On Sept. 23, 1926, Tunney stunned the boxing world when he scored a unanimous decision over Jack Dempsey to win the heavyweight championship. On Sept. 22, 1927, Tunney beat Dempsey again by unanimous decision to keep the title.

But Tunney fought only one more time, knocking out Tom Heeney on July 26, 1928. As the world heavyweight champion in his heyday at 31, Tunney walked away from the sport with a nearly spotless record of 80-1-3 with 48 knockouts. His lone loss came in a 1923 middleweight bout against Harry Greb, a fighter he would defeat three times later.

In October 1928, Tunney married Mary "Polly" Lauder of Greenwich, an heiress to steel tycoon Andrew Carnegie's estate, and settled in Connecticut with his new wife. Romantic myth is that Tunney retired at the demand of his new bride.

"That is not true," said Jay, who will represent the Tunney family at the reception. "He retired because there was nobody around at that time to keep his great training schedule going. There was nobody in the offing. There was no fighter like a Jack Dempsey. He sent Jack Dempsey into retirement. And he was very conscious of getting hit too often and the worry of dementia. It was a problem of a lot fighters in those days. ... He knew he was young enough still to have another kind of life where he wasn't getting belted in the head all the time.

"It was just by coincidence that he had met my mother at just about that time. It was kind of a perfect storm for him. The fact that my mother didn't want him to be a boxer is true. She did not want him to continue to fight, but he had already decided that he wasn't going to fight anymore."

Tunney then distanced himself from the boxing establishment.

"He did that because of the kind of life that he chose for himself," Jay said. "He had grown away from the world of boxing."

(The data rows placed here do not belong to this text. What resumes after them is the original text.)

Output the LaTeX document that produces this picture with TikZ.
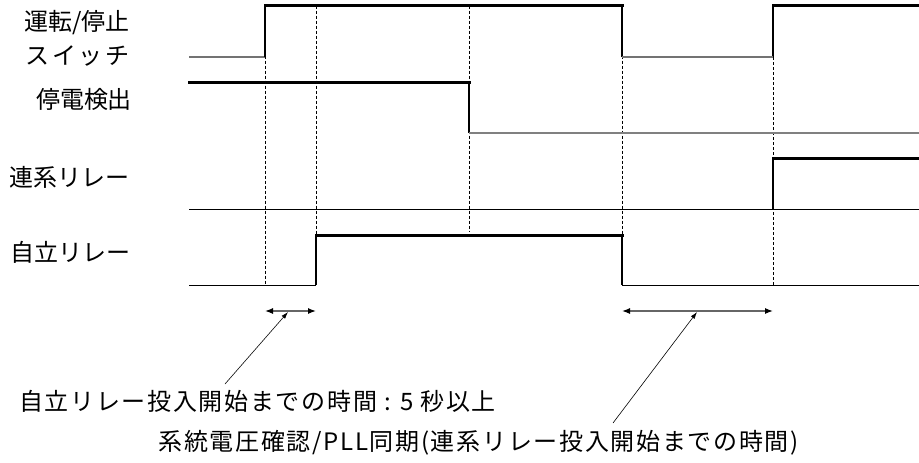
\documentclass[tikz,border=0pt]{standalone}
\usepackage{fontspec}
\newfontfamily\jp{Noto Sans CJK JP}
\newfontfamily\jpw[LetterSpace=7]{Noto Sans CJK JP}
\newfontfamily\jps[LetterSpace=12]{Noto Sans CJK JP}
\usetikzlibrary{arrows.meta}
\begin{document}
\begin{tikzpicture}[x=1pt,y=-1pt,
  thinsig/.style={line width=1pt,black},
  graysig/.style={line width=1.1pt,black!55},
  thicksig/.style={line width=3pt,black,line cap=rect},
  edge/.style={line width=1.1pt,black},
  guide/.style={line width=0.7pt,black,dash pattern=on 3pt off 2pt},
  lbl/.style={font=\jp\fontsize{24}{28}\selectfont,inner sep=0pt},
  note/.style={font=\jpw\fontsize{24}{28}\selectfont,inner sep=0pt},
  span/.style={line width=1.3pt,black!60,{Latex[length=8pt,width=6pt,black]}-{Latex[length=8pt,width=6pt,black]}},
  leader/.style={line width=0.6pt,-{Latex[length=7pt,width=4.5pt]}}]
\useasboundingbox (0,0) rectangle (919,463);
% labels
\node[lbl] (l1) at (77,23) {運転/停止};
\node[lbl,font=\jps\fontsize{24}{28}\selectfont] (l2) at (77.5,56) {スイッチ};
\node[lbl] (l3) at (84,99) {停電検出};
\node[lbl] (l4) at (69.5,177) {連系リレー};
\node[lbl] (l5) at (70.5,252) {自立リレー};
% guides
\draw[guide] (265,5.7) -- (265,285);
\draw[guide] (316,5.7) -- (316,235);
\draw[guide] (469,5.7) -- (469,231);
\draw[guide] (622,5.7) -- (622,285);
\draw[guide] (773,57) -- (773,285);
% switch
\draw[graysig] (189,57) -- (265,57);
\draw[edge] (265,57) -- (265,5.7) (622,5.7) -- (622,57) (773,57) -- (773,5.7);
\draw[thicksig] (265,5.7) -- (622,5.7);
\draw[graysig] (622,57) -- (773,57);
\draw[thicksig] (773,5.7) -- (919,5.7);
% power failure detection
\draw[thicksig] (189,82) -- (469,82);
\draw[edge] (469,82) -- (469,133);
\draw[graysig,black!50] (469,133) -- (919,133);
% grid relay
\draw[thinsig] (189,209) -- (919,209);
\draw[edge] (773,209) -- (773,158);
\draw[thicksig] (773,158) -- (919,158);
% independent relay
\draw[thinsig] (189,285) -- (316,285);
\draw[edge] (316,285) -- (316,235) (622,235) -- (622,285);
\draw[thicksig] (316,235) -- (622,235);
\draw[thinsig] (622,285) -- (919,285);
% spans
\coordinate (a1) at (265,311);
\coordinate (a2) at (316,311);
\coordinate (b1) at (622,311);
\coordinate (b2) at (773,311);
\draw[span] (a1) -- (a2);
\draw[span] (b1) -- (b2);
\coordinate (p1) at (288,312);
\coordinate (p2) at (697,312);
% notes
\node[note,anchor=west] (n1) at (19,401) {自立リレー投入開始までの時間 : 5 秒以上};
\node[note] (n2) at (478.5,443) {系統電圧確認/PLL同期(連系リレー投入開始までの時間)};
\coordinate (q1) at (225,384);
\coordinate (q2) at (613,423);
\draw[leader] (q1) -- (p1);
\draw[leader] (q2) -- (p2);
\end{tikzpicture}
\end{document}
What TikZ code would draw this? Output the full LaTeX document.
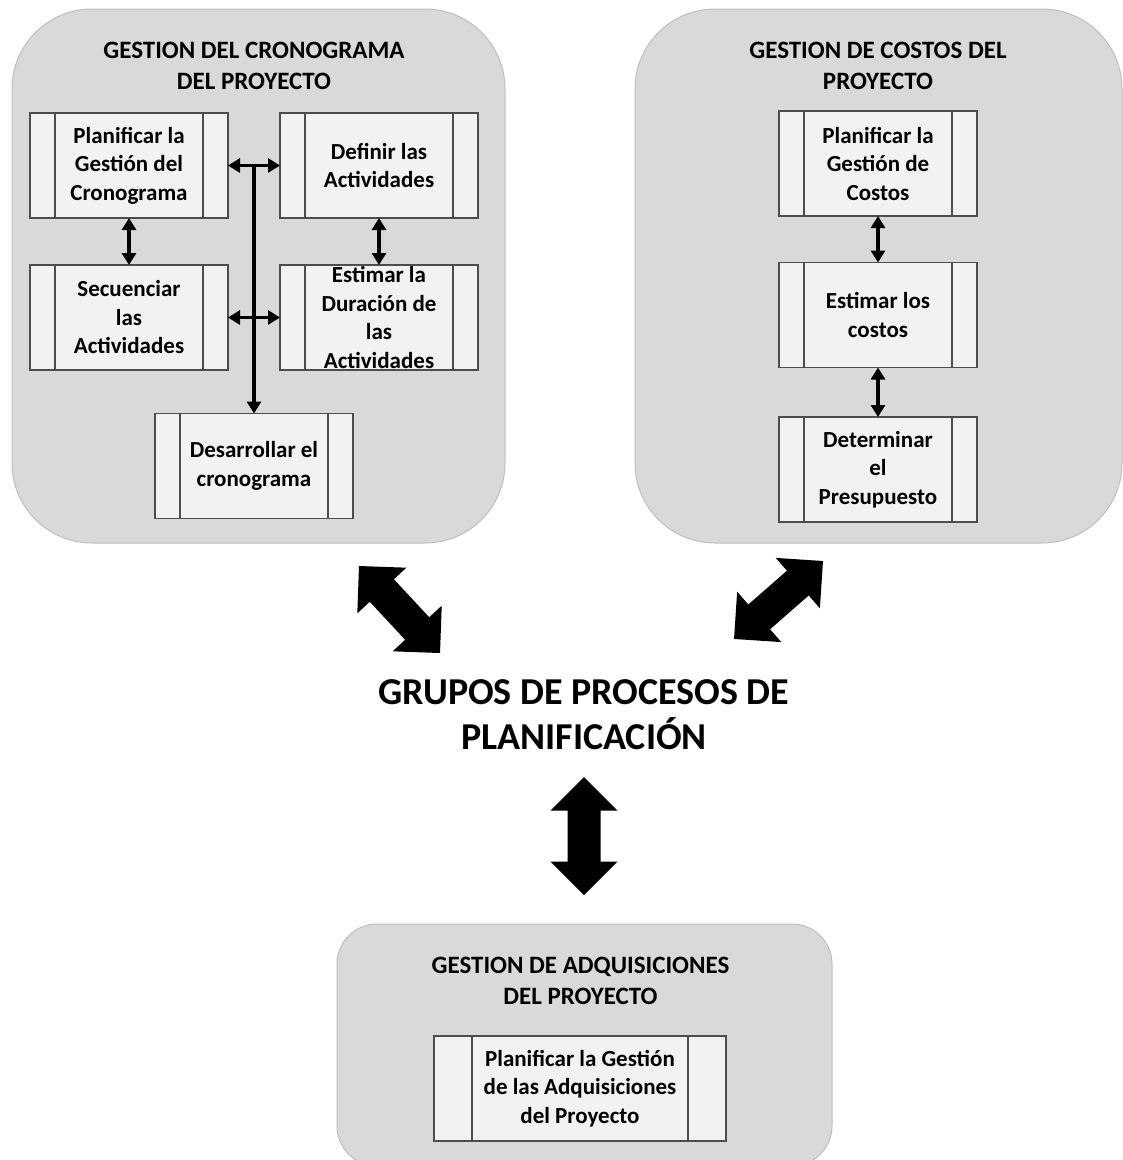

After serving in World War II, Tunney went into real estate development before venturing to Wall Street as a professional investor. In later years, he served on the board of directors of numerous companies in the financial and industrial marketplace.

Tunney's wife died in April at 100. His youngest daughter, Joan, died in September at 69. His oldest son, Gene, who lives in Idaho and New York, is 77. His son John, 74, is a former U.S. senator from California.

Legendary newspaper columnist Jim Murray, who grew up in Hartford, wrote of Tunney: "He was unloved, underrated, shunned by his own people, rejected by history. Still, he was the best advertisement his sport has ever had."